Difficilmente sarebbe possibile trovare, nell’odierna tradizione popolare di ogni luogo, una migliore antonomasia del concetto dell’umanità in festa ed estasi pressoché totalizzante, piuttosto che nell’occasione delle celebrazioni tipiche del carnevale sudamericano, che spesso incorporano mitologie e credenze pre-esistenti, per creare un mondo di colori rutilanti e splendide sfilate variopinte, dagli eguali alti meriti, sia esteriori che spirituali. Una categoria a cui senz’altro appartiene, pur essendo relativamente poco noto qui da noi, la grande festa annuale che si svolge a partire dal sabato prima del mercoledì delle Ceneri, collocato come da prassi del calendario in una data variabile tra l’inizio di febbraio e la prima decade di marzo, presso la prosperosa cittadina boliviana di oltre 250.000 abitanti che ha il nome di Oruru, equidistante dai due centri ben più popolosi di Sucre e la Paz. Durante il quale, i diversi distretti si organizzano con magnifici ed esagerati costumi, appartenenti a gruppi di danza mirati a rappresentare, di volta in volta, alcuni momenti significativi della leggendaria storia cittadina. Tra cui…
La più grande battaglia di tutti i tempi, l’ultimo capitolo di un eterno conflitto tra il bene e il male, gli avversi princìpi che nel corso delle epoche si trovarono a confronto in molti luoghi differenti della Terra. Scenari come l’antica sede della tribù degli Uru-Uru, sita in prossimità dell’omonimo lago nella parte sud-occidentale del paese dell’entroterra che confina con Perù, Brasile e Paraguay. Fu un momento, stando alla memoria orale di coloro che riuscirono a superare la tremenda crisi, assolutamente critico, ed al tempo stesso magnifico e glorioso. E che potrebbe dirsi l’allegoria del destino di un intero continente, il quale a seguito di quel momento, abbandonò gli antichi dei per camminare assieme all’uomo cosiddetto “bianco”. Una transizione che il senso comune di oggi tende a considerare con un certo grado di diffidenza, ricordando il destino di tante genti che non seppero, né vollero accettare la dottrina e l’etica cristiana. Ma che in questo caso, non è davvero difficile capirlo, trovò terreno fertile ed un luogo pronto a convertirsi con imprescindibile entusiasmo.
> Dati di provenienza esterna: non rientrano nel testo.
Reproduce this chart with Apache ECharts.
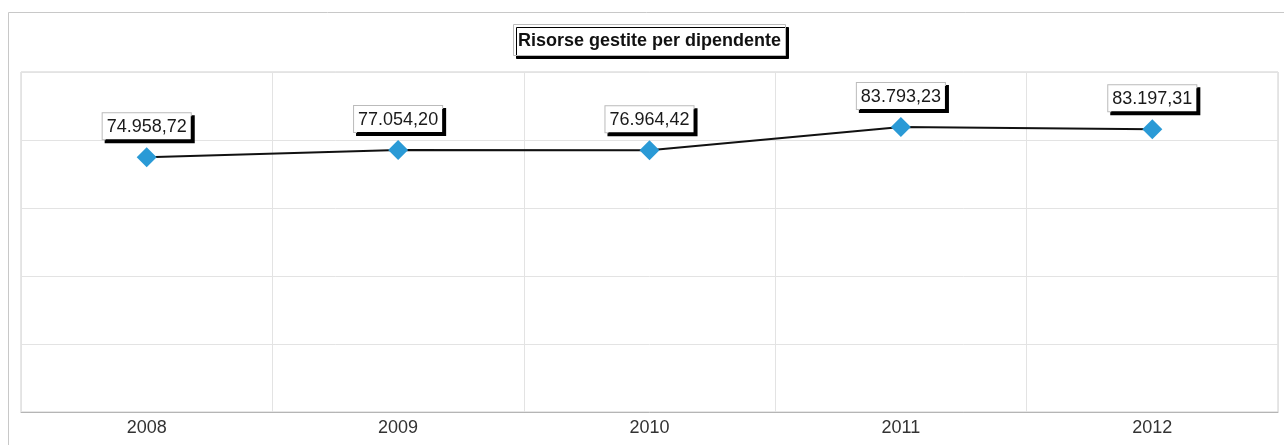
<!DOCTYPE html>
<html>
<head>
<meta charset="utf-8">
<script src="https://cdn.jsdelivr.net/npm/echarts@6/dist/echarts.min.js"></script>
<style>
  html, body { margin: 0; padding: 0; background: #fff; }
</style>
</head>
<body>
<div id="chart" style="width:1284px;height:445px"></div>
<script>
const anni = ['2008', '2009', '2010', '2011', '2012']
const risorse = [74958.72, 77054.20, 76964.42, 83793.23, 83197.31]

// formato italiano: 74.958,72
function formatIt(v) {
  const parts = v.toFixed(2).split('.')
  const intero = parts[0].replace(/\B(?=(\d{3})+(?!\d))/g, '.')
  return intero + ',' + parts[1]
}

const myChart = echarts.init(document.getElementById('chart'))
const option = {
  backgroundColor: '#fff',
  animation: false,
  title: {
    text: 'Risorse gestite per dipendente',
    left: 513,
    top: 24,
    padding: [8, 5, 6, 5],
    backgroundColor: '#fff',
    borderColor: '#bbb',
    borderWidth: 1,
    shadowColor: '#000',
    shadowBlur: 0,
    shadowOffsetX: 3,
    shadowOffsetY: 3,
    textStyle: {
      fontFamily: 'Liberation Sans, Arial',
      fontSize: 18,
      fontWeight: 'bold',
      color: '#111'
    }
  },
  graphic: [
    {
      type: 'rect',
      shape: { x: 8.5, y: 12.5, width: 1290, height: 450 },
      style: { fill: 'none', stroke: '#c8c8c8', lineWidth: 1 },
      z: -1
    }
  ],
  grid: {
    left: 21,
    right: 6,
    top: 72,
    bottom: 33,
    show: true,
    borderColor: '#cfcfcf',
    borderWidth: 1
  },
  xAxis: {
    type: 'category',
    data: anni,
    boundaryGap: true,
    axisLine: { lineStyle: { color: '#b5b5b5' } },
    axisTick: { show: false },
    axisLabel: {
      fontFamily: 'Liberation Sans, Arial',
      fontSize: 18,
      color: '#333',
      margin: 7
    },
    splitLine: { show: true, lineStyle: { color: '#e3e3e3' } }
  },
  yAxis: {
    type: 'value',
    min: 0,
    max: 100000,
    interval: 20000,
    axisLine: { show: false },
    axisTick: { show: false },
    axisLabel: { show: false },
    splitLine: { lineStyle: { color: '#e3e3e3' } }
  },
  series: [
    {
      type: 'line',
      data: risorse,
      symbol: 'diamond',
      symbolSize: 20,
      itemStyle: { color: '#2a9ad6' },
      lineStyle: { color: '#111', width: 2 },
      label: {
        show: true,
        position: 'top',
        distance: 8,
        formatter: p => formatIt(p.value),
        fontFamily: 'Liberation Sans, Arial',
        fontSize: 18,
        color: '#1a1a1a',
        backgroundColor: '#fff',
        borderColor: '#bbb',
        borderWidth: 1,
        padding: [5, 4, 3, 4],
        shadowColor: '#000',
        shadowBlur: 0,
        shadowOffsetX: 3,
        shadowOffsetY: 3
      },
      z: 3
    }
  ]
}

option && myChart.setOption(option)
</script>
</body>
</html>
Fu una catarsi di proporzioni, a dire poco, bibliche.
Non c’è una data precisa attribuita a questo evento, come per ogni vero mito che si rispetti, ma è lecito collocare storicamente l’azione attorno all’inizio del XVII secolo, quando il conquistador Don Manuel Castro de Padilla, giunto sin qui dalla Spagna di Filippo III (il sovrano detto “il Pio”) ebbe l’iniziativa di fondare in questo luogo una piccola colonia mineraria, ispirato dalla presenza di alcuni corposi giacimenti di argento e stagno, siti a 3709 metri dal livello del mare. La situazione socio-culturale della regione, a quell’epoca, era piuttosto complessa: fin dall’ormai distante era pre-colombiana, infatti, nell’intera regione del Perù settentrionale si erano susseguiti una variegata serie di divinità e credenze, di volta in volta esportate dall’antica cultura costiera di Wari, quindi prese in prestito, o secondo alcuni, imposte, dalle propaggini meridionali del grande impero degli Inca. Ma nel momento in cui simili sistemi di valori raggiungevano terre tanto remote, tendevano immancabilmente a perdere coesione, sperimentando spesso un cambiamento di significati e ruolo. Avvenne così che agli antichi spiriti degli animali venerati in questi recessi montani, come il dio-lucertola Arankani, la vipera Quwak e il rospo Jampatuqullu, si fossero affiancati, a partire da un’epoca risalente grossomodo all’anno 1000, anche due figure antropomorfe di matrice straniera: la prima maschile e profondamente avversa all’umanità, di nome WariDesam, mentre l’altra femminile e benevola, Apus waka. All’arrivo degli occidentali, quindi, e con l’iniziare della conversione al cristianesimo, tali mistiche entità tutto scelsero, tranne che restare quietamente in silenzio, ricacciate dall’imago della croce dentro le caverne o tra le rocce dei massicci andini.